Nel giorno degli 8, overo nelli due giorni precedenti, ciò che non ricordo bene, vennero incassate tutte le gioje e le perle del tesoro di Loreto, e trasportate a Roma. Il mondo stimava quel tesoro di un prezzo immenso, ma allora si sentì che non valeva più di un mezzo milione di scudi. Credo che l’opinione comune avesse ingigantito assai il valore di quelle gemme, ma credo ancora che eccedesse la somma enunciata, e passò in troppe mani, e troppi interessi poterono concorrere ad abbassarlo. Gli ori e gli argenti si lasciarono, o per troppa fretta, o per politica mal intesa, o per averli calcolati male. I Francesi presero tutto una settimana dopo, e si disse che quei metalli constituivano un effettivo di scudi cinquecentomila. Erano molti, ma mi pare che non arrivassero a tanto. I Francesi o i loro aderenti pigliarono anche i galloni delle camere e delle sedie, e i cristalli degli armadii.
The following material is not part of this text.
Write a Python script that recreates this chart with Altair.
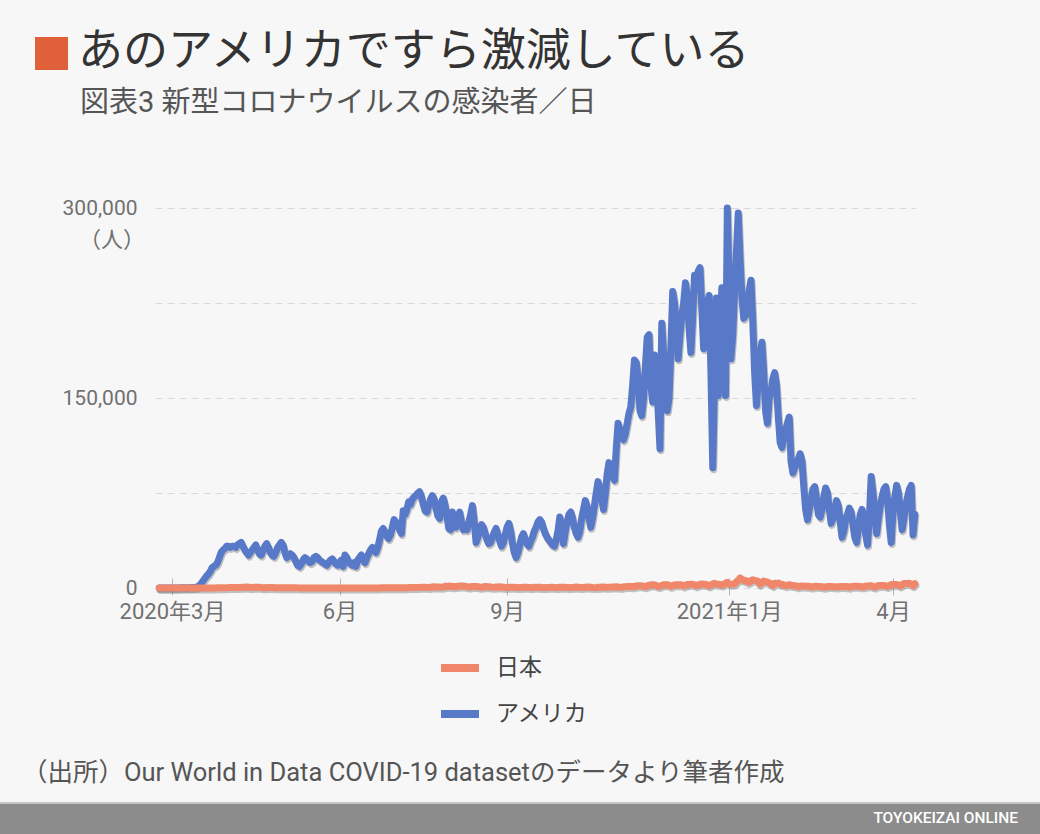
import altair as alt
import pandas as pd

# ---------------- data (daily new cases, thousands of people) ----------------
# weeks run Sunday..Saturday, first day 2020-02-23
us_2020_feb_apr = [
    0, 0, 0, 0, 0, 0, 0,
    0, 0, 0, 0, 0.1, 0.1, 0.1,
    0.1, 0.1, 0.2, 0.3, 0.4, 0.5, 0.6,
    0.8, 2.0, 3.5, 5.5, 7.5, 9.5, 11,
    13, 16, 17, 18, 20, 24, 28,
    30, 31, 33, 33, 32, 33, 33,
    32, 34, 35, 36, 33, 30, 28,
    26, 28, 30, 32, 34, 30, 27,
    26, 30, 33, 35, 32, 28, 26,
]
us_2020_apr_jun = [
    25, 28, 32, 34, 36, 34, 28,
    24, 25, 27, 26, 24, 21, 18,
    17, 19, 22, 24, 23, 21, 20,
    21, 24, 25, 24, 22, 21, 20,
    19, 18, 20, 22, 23, 21, 19,
    18, 20, 22, 17, 26, 24, 21,
    19, 18, 20, 17, 22, 24, 26,
    22, 20, 24, 27, 30, 32, 30,
    28, 32, 38, 45, 47, 44, 41,
]
us_2020_jun_aug = [
    39, 42, 48, 54, 52, 50, 46,
    43, 61, 58, 62, 68, 66, 70,
    72, 73, 75, 76, 72, 66, 61,
    60, 65, 70, 73, 70, 63, 57,
    55, 68, 71, 65, 57, 47, 46,
    60, 55, 48, 55, 60, 52, 46,
    48, 46, 52, 58, 65, 52, 36,
    40, 45, 50, 48, 43, 38, 35,
    36, 40, 44, 47, 42, 37, 33,
]
us_2020_aug_oct = [
    36, 42, 48, 51, 45, 35, 28,
    24, 28, 34, 40, 43, 38, 35,
    33, 37, 40, 45, 48, 52, 54,
    52, 47, 43, 40, 38, 36, 34,
    33, 38, 45, 56, 48, 35, 45,
    52, 58, 60, 55, 48, 43, 40,
    45, 55, 62, 69, 64, 55, 48,
    55, 65, 75, 84, 78, 70, 62,
    75, 90, 99, 94, 88, 85, 110,
]
us_2020_nov_dec = [
    130, 125, 120, 117, 122, 130, 138,
    143, 160, 180, 178, 165, 140, 136,
    150, 175, 198, 200, 160, 147, 184,
    170, 140, 110, 209, 185, 160, 140,
    150, 190, 234, 225, 205, 181, 200,
    215, 225, 241, 230, 205, 186, 215,
    247, 235, 250, 253, 220, 189, 205,
    225, 231, 170, 95, 165, 229, 152,
    200, 237, 200, 152, 300, 240, 181,
]
us_2021_jan_feb = [
    200, 235, 265, 296, 260, 230, 213,
    215, 225, 235, 243, 210, 170, 144,
    165, 185, 194, 170, 140, 130, 150,
    155, 165, 170, 160, 135, 115, 111,
    120, 125, 130, 135, 100, 91, 95,
    98, 102, 106, 100, 80, 62, 54,
    62, 70, 78, 80, 70, 58, 56,
    62, 72, 79, 75, 62, 51, 55,
]
us_2021_mar_apr = [
    62, 69, 65, 52, 40, 45, 55,
    58, 63, 60, 50, 40, 36, 48,
    58, 62, 55, 42, 34, 55, 88,
    75, 60, 43, 55, 65, 72, 78,
    80, 70, 50, 36, 60, 72, 81,
    75, 60, 46, 55, 65, 72, 78,
    81, 42, 58,
]

jp_2020_feb_apr = [
    0.01, 0.02, 0.01, 0.02, 0.03, 0.02, 0.01,
    0.01, 0.02, 0.03, 0.02, 0.03, 0.05, 0.04,
    0.03, 0.03, 0.05, 0.05, 0.05, 0.05, 0.06,
    0.02, 0.02, 0.04, 0.04, 0.05, 0.04, 0.05,
    0.04, 0.04, 0.05, 0.09, 0.10, 0.12, 0.20,
    0.20, 0.10, 0.20, 0.30, 0.30, 0.35, 0.40,
    0.40, 0.30, 0.40, 0.50, 0.55, 0.60, 0.70,
    0.60, 0.35, 0.45, 0.50, 0.55, 0.60, 0.55,
    0.35, 0.20, 0.30, 0.25, 0.30, 0.40, 0.35,
]
jp_2020_apr_jun = [
    0.20, 0.15, 0.20, 0.15, 0.20, 0.20, 0.20,
    0.20, 0.10, 0.10, 0.10, 0.10, 0.10, 0.10,
    0.05, 0.05, 0.05, 0.05, 0.05, 0.05, 0.05,
    0.03, 0.03, 0.03, 0.04, 0.04, 0.04, 0.04,
    0.03, 0.02, 0.03, 0.03, 0.04, 0.05, 0.05,
    0.04, 0.03, 0.04, 0.04, 0.04, 0.05, 0.05,
    0.04, 0.03, 0.04, 0.05, 0.05, 0.05, 0.05,
    0.05, 0.04, 0.04, 0.05, 0.06, 0.06, 0.05,
    0.05, 0.06, 0.07, 0.10, 0.10, 0.10, 0.12,
]
jp_2020_jun_aug = [
    0.10, 0.10, 0.12, 0.15, 0.20, 0.25, 0.27,
    0.25, 0.20, 0.20, 0.25, 0.35, 0.40, 0.40,
    0.35, 0.30, 0.30, 0.50, 0.60, 0.65, 0.60,
    0.50, 0.40, 0.60, 0.80, 0.90, 0.80, 0.80,
    0.80, 0.60, 0.90, 1.30, 1.20, 1.50, 1.40,
    1.20, 0.90, 1.20, 1.30, 1.60, 1.60, 1.50,
    1.40, 1.00, 0.80, 1.00, 1.20, 1.20, 1.20,
    1.00, 0.60, 0.60, 0.90, 1.20, 1.00, 1.00,
    0.80, 0.50, 0.60, 0.80, 0.80, 0.90, 0.80,
]
jp_2020_aug_oct = [
    0.60, 0.40, 0.50, 0.60, 0.60, 0.60, 0.60,
    0.50, 0.30, 0.40, 0.50, 0.60, 0.60, 0.60,
    0.50, 0.30, 0.40, 0.60, 0.50, 0.60, 0.60,
    0.40, 0.30, 0.30, 0.40, 0.50, 0.60, 0.60,
    0.50, 0.30, 0.40, 0.60, 0.60, 0.60, 0.60,
    0.50, 0.30, 0.40, 0.50, 0.60, 0.70, 0.60,
    0.50, 0.30, 0.50, 0.60, 0.70, 0.70, 0.60,
    0.40, 0.30, 0.40, 0.60, 0.60, 0.70, 0.70,
    0.60, 0.50, 0.50, 0.70, 0.80, 0.80, 0.90,
]
jp_2020_nov_dec = [
    0.80, 0.50, 0.60, 0.90, 1.00, 1.10, 1.30,
    1.20, 0.90, 1.30, 1.60, 1.70, 1.70, 1.70,
    1.40, 1.00, 1.70, 2.20, 2.40, 2.60, 2.40,
    2.00, 1.20, 1.50, 2.00, 2.50, 2.60, 2.70,
    2.00, 1.40, 2.00, 2.40, 2.50, 2.50, 2.50,
    2.30, 1.60, 2.20, 2.80, 2.80, 3.00, 3.00,
    2.40, 1.70, 2.40, 3.00, 3.20, 2.80, 2.90,
    2.50, 1.70, 2.50, 3.20, 3.80, 3.00, 3.00,
    2.80, 2.40, 3.00, 3.80, 4.50, 3.20, 3.00,
]
jp_2021_jan_feb = [
    3.10, 3.30, 4.90, 6.00, 7.90, 7.00, 6.00,
    6.00, 4.90, 4.50, 5.90, 6.60, 6.00, 5.80,
    5.00, 3.00, 4.00, 5.50, 5.00, 4.70, 4.00,
    3.00, 2.00, 3.80, 3.50, 4.00, 3.00, 3.00,
    2.50, 1.80, 2.30, 2.60, 2.20, 2.00, 1.80,
    1.60, 1.00, 1.50, 1.70, 1.50, 1.40, 1.30,
    1.30, 0.70, 1.00, 1.30, 1.30, 1.20, 1.20,
    1.00, 0.60, 0.70, 1.20, 1.10, 1.10, 1.00,
]
jp_2021_mar_apr = [
    1.00, 0.80, 1.00, 1.10, 1.20, 1.10, 1.00,
    1.10, 0.60, 1.10, 1.30, 1.30, 1.40, 1.30,
    1.20, 0.90, 1.00, 1.50, 1.50, 1.70, 1.80,
    1.10, 0.80, 1.50, 1.90, 2.00, 2.00, 1.90,
    1.80, 1.20, 2.00, 2.80, 2.60, 2.80, 2.70,
    2.40, 1.60, 2.60, 3.50, 3.50, 3.50, 3.70,
    2.80, 1.80, 3.40,
]

series_names = ["日本", "アメリカ"]
series_colors = ["#f0866a", "#5878c8"]
start_date = "2020-02-23"

us_k = (us_2020_feb_apr + us_2020_apr_jun + us_2020_jun_aug + us_2020_aug_oct
        + us_2020_nov_dec + us_2021_jan_feb + us_2021_mar_apr)
jp_k = (jp_2020_feb_apr + jp_2020_apr_jun + jp_2020_jun_aug + jp_2020_aug_oct
        + jp_2020_nov_dec + jp_2021_jan_feb + jp_2021_mar_apr)


def frame(vals, name):
    d = pd.date_range(start_date, periods=len(vals), freq="D").strftime("%Y-%m-%d")
    return pd.DataFrame({"date": d, "cases": [v * 1000 for v in vals], "country": name})


df = pd.concat([frame(us_k, "アメリカ"), frame(jp_k, "日本")], ignore_index=True)

# ---------------- layout ----------------
FONT = "Roboto, 'Noto Sans CJK JP', sans-serif"
L, T, W, H = 155, 208, 760, 380
one = pd.DataFrame({"k": [0]})

xscale = alt.Scale(type="utc", domain=[
    alt.DateTime(year=2020, month=2, date=20, hours=15, minutes=55, utc=True),
    alt.DateTime(year=2021, month=4, date=13, hours=2, utc=True)])
yscale = alt.Scale(domain=[0, 300000], nice=False)

x_axis = alt.Axis(
    values=[alt.DateTime(year=2020, month=3, date=1, utc=True),
            alt.DateTime(year=2020, month=6, date=1, utc=True),
            alt.DateTime(year=2020, month=9, date=1, utc=True),
            alt.DateTime(year=2021, month=1, date=1, utc=True),
            alt.DateTime(year=2021, month=4, date=1, utc=True)],
    labelExpr="utcyear(datum.value) == 2020 && utcmonth(datum.value) == 2 ? '2020年3月' : "
              "(utcmonth(datum.value) == 0 ? '2021年1月' : (utcmonth(datum.value) + 1) + '月')",
    title=None, grid=False, domain=False, ticks=True, tickColor="#b5b5b5", tickSize=17,
    tickWidth=1, offset=-10, labelPadding=6, labelFontSize=22, labelColor="#707070",
    labelFont=FONT, labelFlush=False)

y_axis = alt.Axis(
    values=[0, 75000, 150000, 225000, 300000],
    labelExpr="datum.value % 150000 == 0 ? format(datum.value, ',') : ''",
    title=None, grid=True, gridDash=[7, 5], gridColor="#d9d9d9", gridWidth=1,
    domain=False, ticks=False, labelPadding=18, labelFontSize=21, labelColor="#707070",
    labelFont=FONT, labelBaseline="middle")

legend = alt.Legend(orient="none", legendX=282, legendY=437, title=None, symbolType="stroke",
                    symbolStrokeWidth=8, symbolSize=1444, labelFontSize=23, labelColor="#444444",
                    labelFont=FONT, labelOffset=13, rowPadding=7, padding=0, direction="vertical")

X = alt.X("date:T", scale=xscale, axis=x_axis)
Y = alt.Y("cases:Q", scale=yscale, axis=y_axis)
C = alt.Color("country:N", scale=alt.Scale(domain=series_names, range=series_colors), legend=legend)

base = alt.Chart(df)


def series(name):
    f = base.transform_filter(alt.datum.country == name)
    shadow = f.mark_line(strokeWidth=7, strokeCap="round", strokeJoin="round", color="#7a7a7a",
                         opacity=0.45, xOffset=1, yOffset=2).encode(x=X, y=Y)
    line = f.mark_line(strokeWidth=7, strokeCap="round", strokeJoin="round").encode(x=X, y=Y, color=C)
    return [shadow, line]


def txt(text, x, y, size, color, align="left", weight="normal"):
    return alt.Chart(one).mark_text(text=text, fontSize=size, color=color, align=align,
                                    baseline="middle", font=FONT, fontWeight=weight).encode(
        x=alt.value(x - L), y=alt.value(y - T))


def box(x1, y1, x2, y2, color):
    return alt.Chart(one).mark_rect(color=color).encode(
        x=alt.value(x1 - L), x2=alt.value(x2 - L), y=alt.value(y1 - T), y2=alt.value(y2 - T))


layers = (
    [box(0, 803, 1040, 834, "#8c8c8c"), box(0, 802, 1040, 804, "#c4c4c4")]
    + series("アメリカ") + series("日本")
    + [
        box(35, 37, 68, 70, "#e0603a"),
        txt("あのアメリカですら激減している", 78, 52, 45, "#333333"),
        txt("図表3 新型コロナウイルスの感染者／日", 80, 103, 29, "#555555"),
        txt("（人）", 145, 240, 22, "#707070", align="right"),
        txt("（出所）Our World in Data COVID-19 datasetのデータより筆者作成", 22, 773, 25.5, "#555555"),
        txt("TOYOKEIZAI ONLINE", 1018, 818, 15.5, "#ffffff", align="right", weight=500),
    ]
)

chart = alt.layer(*layers).properties(
    width=W, height=H, autosize="none",
    padding={"left": L, "top": T, "right": 1040 - L - W, "bottom": 834 - T - H},
    background="#f7f7f7",
).configure_view(stroke=None)

chart.save("out.html", embed_options={"renderer": "svg", "actions": False})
Verso il mezzo giorno dei 9 si incominciò a sentire che i Francesi avanzavano verso Loreto, e due o tre ore appresso un uomo di Loreto, probabilmente ubbriaco venne qua correndo e incominciò a gridare come un ossesso, Miracolo Miracolo; alle falde del colle i cavalli, e i carri si sono resi immobili, gli inimici non possono salirlo, e la Madonna ce ne ha liberati. In sostanza i francesi si erano fermati un momento a’ piedi della salita per dare il fiato ai cavalli, e raddoppiarli nei carri più grevi, ma il popolo non intende ragioni. I Francesi allora venivano temuti, e non senza ragione, in peggior conto dei demonj, e molti si aspettavano un miracolo alle porte di Loreto, overo a quelle di Roma.